Believe it or not, that counts as good news, at least in a relative sense.
The figures released Wednesday by the Board of Revenue Estimates are about the same as they were in the group's last report, in December, and that one was largely unchanged from September. None of the reports was rosy, but they did at least signal an end to a period in which Maryland's tax collections appeared to have dropped off a cliff. In fact, most of the write-down in expectations for the current fiscal year, 2010, can be attributed to the ill economic consequences of the major snowstorms of December and February, which resulted in lower-than-expected sales tax collections and lottery sales. The board optimistically assumes those events won't recur in fiscal 2011 and, thus, has left its estimates for that year steady.
The report comes at a key point in the General Assembly's consideration of Gov. Martin O'Malley's proposed fiscal 2011 budget. The Senate, which has the first crack at the governor's plan this year, is due to start making decisions about cuts next week. During the last two years, the legislature has sought to make extra reductions in order to guard against further deterioration in state finances - only to see the crumbling of tax receipts exceed the most pessimistic estimates, leaving Governor O'Malley with the task of pushing hundreds of millions of dollars in spending cuts through the Board of Public Works. It would be tempting for legislators to see the stabilization of the state's finances in the last few months, look ahead to the fall election, and conclude that they can take it easy this year.
Still, even if the immediate pressure is off, lawmakers are all too aware of the state's massive long-term fiscal problems. Members of the Budget and Taxation Committee in the Senate say they are taking the long-term fiscal situation seriously and are considering significant cuts, in the neighborhood of $500 million. But the size of the cuts to the budget for the coming fiscal year matters less than what kind of cuts they are. One-time cuts may be the worst option. They provide a larger cushion of cash at a time when the stabilizing revenue picture makes that less necessary, leaving it available to once again paper over the chronic gaps between our spending commitments and projected revenues next year or the year after that.
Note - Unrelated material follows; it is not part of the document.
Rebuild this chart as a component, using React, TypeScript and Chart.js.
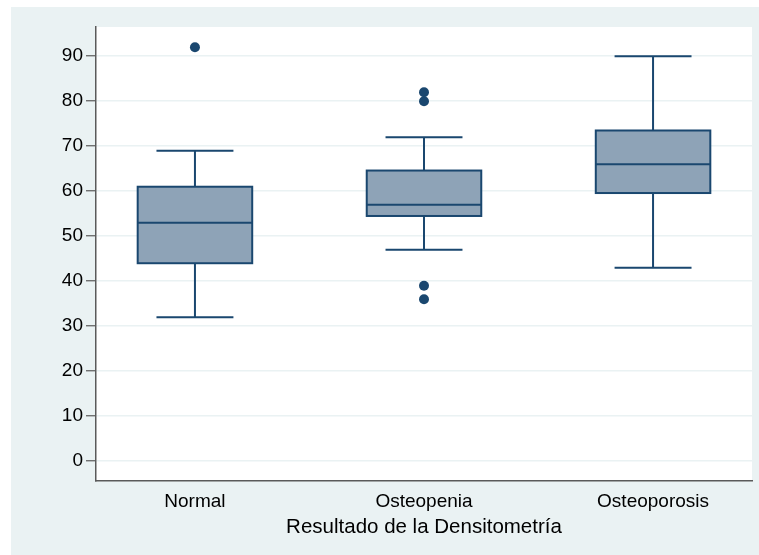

The problem legislators should focus on is that mandatory spending formulas, pensions and post-retirement health benefits for state workers are all expected to increase spending far faster than tax revenues rebound, and the expiration of federal stimulus funds next year will leave a large hole in the budget. Adjusting those formulas in Maryland's long-term budget projections won't be popular, but it would provide a more honest assessment of what we can afford. Legislators don't have to solve all those problems at once, but the sooner they start laying the groundwork for long-term solutions, the less drastic will be the measures they'll eventually have to take.